§ Goal: Leave out the pictures and transcribe everything else exactly.

§ Raw data:
--

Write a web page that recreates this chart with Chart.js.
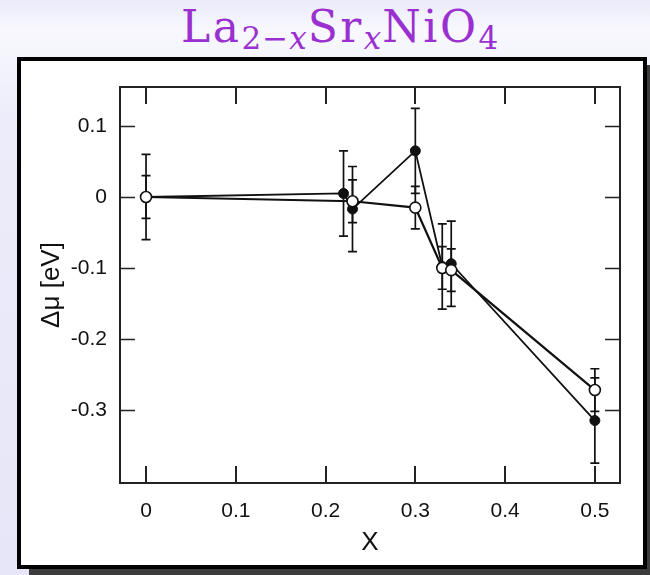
<!DOCTYPE html>
<html lang="en">
<head>
  <meta charset="UTF-8">
  <title>La2-xSrxNiO4</title>
  <script src="https://cdn.jsdelivr.net/npm/chart.js"></script>
  <style>
    html, body {
      margin: 0;
      padding: 0;
    }
    body {
      width: 650px;
      height: 575px;
      overflow: hidden;
      position: relative;
      background: linear-gradient(to bottom, #ebebf9 0px, #f8f8fe 30px, #ececfa 120px, #e6e6f8 575px);
    }
    .slide-title {
      position: absolute;
      left: 181px;
      top: 3px;
      font-family: "DejaVu Serif", serif;
      font-size: 44px;
      line-height: 47px;
      color: #9b30d0;
      letter-spacing: 2.5px;
      white-space: nowrap;
    }
    .slide-title sub {
      font-size: 31px;
      vertical-align: -7px;
      line-height: 0;
      letter-spacing: 1px;
    }
    .frame {
      position: absolute;
      left: 17px;
      top: 57px;
      width: 622px;
      height: 504px;
      border: 4px solid #000;
      background: #fff;
      box-shadow: 12px 8px 0 #3c3c3c;
    }
    #chart {
      position: absolute;
      left: 0;
      top: 0;
    }
  </style>
</head>
<body>
  <div class="slide-title">La<sub>2&minus;<i>x</i></sub>Sr<sub><i>x</i></sub>NiO<sub>4</sub></div>
  <div class="frame"></div>
  <canvas id="chart" width="650" height="575"></canvas>

  <script>
    // Sr content x, chemical potential shift (eV), error half-widths
    const filledX = [0, 0.22, 0.23, 0.3, 0.33, 0.34, 0.5];
    const filledY = [0, 0.005, -0.017, 0.065, -0.098, -0.094, -0.315];
    const filledErr = [0.06, 0.06, 0.06, 0.06, 0.06, 0.06, 0.06];

    const openX = [0, 0.23, 0.3, 0.33, 0.34, 0.5];
    const openY = [0, -0.006, -0.015, -0.1, -0.103, -0.272];
    const openErr = [0.03, 0.03, 0.03, 0.03, 0.03, 0.03];

    const xTicks = [0, 0.1, 0.2, 0.3, 0.4, 0.5];
    const yTicks = [0.1, 0, -0.1, -0.2, -0.3];

    function toPoints(xs, ys) {
      return xs.map((x, i) => ({ x: x, y: ys[i] }));
    }

    function fmt(v) {
      return v === 0 ? '0' : String(+v.toFixed(1));
    }

    // vertical error bars with caps, drawn under the markers
    const errorBars = {
      id: 'errorBars',
      beforeDatasetsDraw(chart) {
        const ctx = chart.ctx;
        const xs = chart.scales.x;
        const ys = chart.scales.y;
        ctx.save();
        ctx.strokeStyle = '#111';
        ctx.lineWidth = 1.7;
        chart.data.datasets.forEach(ds => {
          ds.data.forEach((p, i) => {
            const e = ds.errors[i];
            const px = xs.getPixelForValue(p.x);
            const top = ys.getPixelForValue(p.y + e);
            const bot = ys.getPixelForValue(p.y - e);
            ctx.beginPath();
            ctx.moveTo(px, top);
            ctx.lineTo(px, bot);
            ctx.moveTo(px - 4.5, top);
            ctx.lineTo(px + 4.5, top);
            ctx.moveTo(px - 4.5, bot);
            ctx.lineTo(px + 4.5, bot);
            ctx.stroke();
          });
        });
        ctx.restore();
      }
    };

    // box around the plot with inward ticks on all four sides
    const boxTicks = {
      id: 'boxTicks',
      afterDraw(chart) {
        const ctx = chart.ctx;
        const a = chart.chartArea;
        const xs = chart.scales.x;
        const ys = chart.scales.y;
        ctx.save();
        ctx.strokeStyle = '#222';
        ctx.lineWidth = 2;
        ctx.strokeRect(a.left, a.top, a.right - a.left, a.bottom - a.top);
        ctx.beginPath();
        xTicks.forEach(v => {
          const px = Math.round(xs.getPixelForValue(v));
          ctx.moveTo(px, a.bottom);
          ctx.lineTo(px, a.bottom - 17);
          ctx.moveTo(px, a.top);
          ctx.lineTo(px, a.top + 17);
        });
        ctx.stroke();
        ctx.lineWidth = 1.5;
        ctx.beginPath();
        yTicks.forEach(v => {
          const py = Math.round(ys.getPixelForValue(v)) + 0.5;
          ctx.moveTo(a.left, py);
          ctx.lineTo(a.left + 15, py);
          ctx.moveTo(a.right, py);
          ctx.lineTo(a.right - 15, py);
        });
        ctx.stroke();
        ctx.restore();
      }
    };

    const ctx = document.getElementById('chart').getContext('2d');
    new Chart(ctx, {
      type: 'scatter',
      data: {
        datasets: [
          {
            label: 'open',
            data: toPoints(openX, openY),
            errors: openErr,
            showLine: true,
            borderColor: '#111',
            borderWidth: 2.2,
            backgroundColor: '#fff',
            pointBackgroundColor: '#fff',
            pointBorderColor: '#111',
            pointBorderWidth: 1.6,
            pointRadius: 5.5,
            tension: 0
          },
          {
            label: 'filled',
            data: toPoints(filledX, filledY),
            errors: filledErr,
            showLine: true,
            borderColor: '#111',
            borderWidth: 1.8,
            backgroundColor: '#111',
            pointBackgroundColor: '#111',
            pointBorderColor: '#111',
            pointBorderWidth: 1,
            pointRadius: 5,
            tension: 0
          }
        ]
      },
      options: {
        responsive: false,
        animation: false,
        devicePixelRatio: 1,
        layout: { padding: { left: 20, right: 30, top: 87, bottom: 0 } },
        plugins: {
          legend: { display: false },
          tooltip: { enabled: false }
        },
        scales: {
          x: {
            type: 'linear',
            min: -0.029,
            max: 0.528,
            afterBuildTicks: s => { s.ticks = xTicks.map(v => ({ value: v })); },
            afterFit: s => { s.height = 92; },
            grid: { display: false, drawTicks: false },
            border: { display: false },
            ticks: {
              padding: 16,
              color: '#111',
              font: { family: 'Liberation Sans', size: 21 },
              maxRotation: 0,
              autoSkip: false,
              callback: v => fmt(v)
            },
            title: {
              display: true,
              text: 'X',
              color: '#111',
              font: { family: 'Liberation Sans', size: 26 },
              padding: { top: 0, bottom: 17 }
            }
          },
          y: {
            type: 'linear',
            min: -0.403,
            max: 0.155,
            afterBuildTicks: s => { s.ticks = yTicks.map(v => ({ value: v })); },
            afterFit: s => { s.width = 100; },
            grid: { display: false, drawTicks: false },
            border: { display: false },
            ticks: {
              padding: 13,
              color: '#111',
              font: { family: 'Liberation Sans', size: 21 },
              autoSkip: false,
              callback: v => fmt(v)
            },
            title: {
              display: true,
              text: 'Δμ [eV]',
              color: '#111',
              font: { family: 'Liberation Sans', size: 26 },
              padding: { top: 16, bottom: 16 }
            }
          }
        }
      },
      plugins: [errorBars, boxTicks]
    });
  </script>
</body>
</html>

--

§ Answer:
Write a web page that recreates this chart with Chart.js.
<!DOCTYPE html>
<html lang="en">
<head>
  <meta charset="UTF-8">
  <title>La2-xSrxNiO4</title>
  <script src="https://cdn.jsdelivr.net/npm/chart.js"></script>
  <style>
    html, body {
      margin: 0;
      padding: 0;
    }
    body {
      width: 650px;
      height: 575px;
      overflow: hidden;
      position: relative;
      background: linear-gradient(to bottom, #ebebf9 0px, #f8f8fe 30px, #ececfa 120px, #e6e6f8 575px);
    }
    .slide-title {
      position: absolute;
      left: 181px;
      top: 3px;
      font-family: "DejaVu Serif", serif;
      font-size: 44px;
      line-height: 47px;
      color: #9b30d0;
      letter-spacing: 2.5px;
      white-space: nowrap;
    }
    .slide-title sub {
      font-size: 31px;
      vertical-align: -7px;
      line-height: 0;
      letter-spacing: 1px;
    }
    .frame {
      position: absolute;
      left: 17px;
      top: 57px;
      width: 622px;
      height: 504px;
      border: 4px solid #000;
      background: #fff;
      box-shadow: 12px 8px 0 #3c3c3c;
    }
    #chart {
      position: absolute;
      left: 0;
      top: 0;
    }
  </style>
</head>
<body>
  <div class="slide-title">La<sub>2&minus;<i>x</i></sub>Sr<sub><i>x</i></sub>NiO<sub>4</sub></div>
  <div class="frame"></div>
  <canvas id="chart" width="650" height="575"></canvas>

  <script>
    // Sr content x, chemical potential shift (eV), error half-widths
    const filledX = [0, 0.22, 0.23, 0.3, 0.33, 0.34, 0.5];
    const filledY = [0, 0.005, -0.017, 0.065, -0.098, -0.094, -0.315];
    const filledErr = [0.06, 0.06, 0.06, 0.06, 0.06, 0.06, 0.06];

    const openX = [0, 0.23, 0.3, 0.33, 0.34, 0.5];
    const openY = [0, -0.006, -0.015, -0.1, -0.103, -0.272];
    const openErr = [0.03, 0.03, 0.03, 0.03, 0.03, 0.03];

    const xTicks = [0, 0.1, 0.2, 0.3, 0.4, 0.5];
    const yTicks = [0.1, 0, -0.1, -0.2, -0.3];

    function toPoints(xs, ys) {
      return xs.map((x, i) => ({ x: x, y: ys[i] }));
    }

    function fmt(v) {
      return v === 0 ? '0' : String(+v.toFixed(1));
    }

    // vertical error bars with caps, drawn under the markers
    const errorBars = {
      id: 'errorBars',
      beforeDatasetsDraw(chart) {
        const ctx = chart.ctx;
        const xs = chart.scales.x;
        const ys = chart.scales.y;
        ctx.save();
        ctx.strokeStyle = '#111';
        ctx.lineWidth = 1.7;
        chart.data.datasets.forEach(ds => {
          ds.data.forEach((p, i) => {
            const e = ds.errors[i];
            const px = xs.getPixelForValue(p.x);
            const top = ys.getPixelForValue(p.y + e);
            const bot = ys.getPixelForValue(p.y - e);
            ctx.beginPath();
            ctx.moveTo(px, top);
            ctx.lineTo(px, bot);
            ctx.moveTo(px - 4.5, top);
            ctx.lineTo(px + 4.5, top);
            ctx.moveTo(px - 4.5, bot);
            ctx.lineTo(px + 4.5, bot);
            ctx.stroke();
          });
        });
        ctx.restore();
      }
    };

    // box around the plot with inward ticks on all four sides
    const boxTicks = {
      id: 'boxTicks',
      afterDraw(chart) {
        const ctx = chart.ctx;
        const a = chart.chartArea;
        const xs = chart.scales.x;
        const ys = chart.scales.y;
        ctx.save();
        ctx.strokeStyle = '#222';
        ctx.lineWidth = 2;
        ctx.strokeRect(a.left, a.top, a.right - a.left, a.bottom - a.top);
        ctx.beginPath();
        xTicks.forEach(v => {
          const px = Math.round(xs.getPixelForValue(v));
          ctx.moveTo(px, a.bottom);
          ctx.lineTo(px, a.bottom - 17);
          ctx.moveTo(px, a.top);
          ctx.lineTo(px, a.top + 17);
        });
        ctx.stroke();
        ctx.lineWidth = 1.5;
        ctx.beginPath();
        yTicks.forEach(v => {
          const py = Math.round(ys.getPixelForValue(v)) + 0.5;
          ctx.moveTo(a.left, py);
          ctx.lineTo(a.left + 15, py);
          ctx.moveTo(a.right, py);
          ctx.lineTo(a.right - 15, py);
        });
        ctx.stroke();
        ctx.restore();
      }
    };

    const ctx = document.getElementById('chart').getContext('2d');
    new Chart(ctx, {
      type: 'scatter',
      data: {
        datasets: [
          {
            label: 'open',
            data: toPoints(openX, openY),
            errors: openErr,
            showLine: true,
            borderColor: '#111',
            borderWidth: 2.2,
            backgroundColor: '#fff',
            pointBackgroundColor: '#fff',
            pointBorderColor: '#111',
            pointBorderWidth: 1.6,
            pointRadius: 5.5,
            tension: 0
          },
          {
            label: 'filled',
            data: toPoints(filledX, filledY),
            errors: filledErr,
            showLine: true,
            borderColor: '#111',
            borderWidth: 1.8,
            backgroundColor: '#111',
            pointBackgroundColor: '#111',
            pointBorderColor: '#111',
            pointBorderWidth: 1,
            pointRadius: 5,
            tension: 0
          }
        ]
      },
      options: {
        responsive: false,
        animation: false,
        devicePixelRatio: 1,
        layout: { padding: { left: 20, right: 30, top: 87, bottom: 0 } },
        plugins: {
          legend: { display: false },
          tooltip: { enabled: false }
        },
        scales: {
          x: {
            type: 'linear',
            min: -0.029,
            max: 0.528,
            afterBuildTicks: s => { s.ticks = xTicks.map(v => ({ value: v })); },
            afterFit: s => { s.height = 92; },
            grid: { display: false, drawTicks: false },
            border: { display: false },
            ticks: {
              padding: 16,
              color: '#111',
              font: { family: 'Liberation Sans', size: 21 },
              maxRotation: 0,
              autoSkip: false,
              callback: v => fmt(v)
            },
            title: {
              display: true,
              text: 'X',
              color: '#111',
              font: { family: 'Liberation Sans', size: 26 },
              padding: { top: 0, bottom: 17 }
            }
          },
          y: {
            type: 'linear',
            min: -0.403,
            max: 0.155,
            afterBuildTicks: s => { s.ticks = yTicks.map(v => ({ value: v })); },
            afterFit: s => { s.width = 100; },
            grid: { display: false, drawTicks: false },
            border: { display: false },
            ticks: {
              padding: 13,
              color: '#111',
              font: { family: 'Liberation Sans', size: 21 },
              autoSkip: false,
              callback: v => fmt(v)
            },
            title: {
              display: true,
              text: 'Δμ [eV]',
              color: '#111',
              font: { family: 'Liberation Sans', size: 26 },
              padding: { top: 16, bottom: 16 }
            }
          }
        }
      },
      plugins: [errorBars, boxTicks]
    });
  </script>
</body>
</html>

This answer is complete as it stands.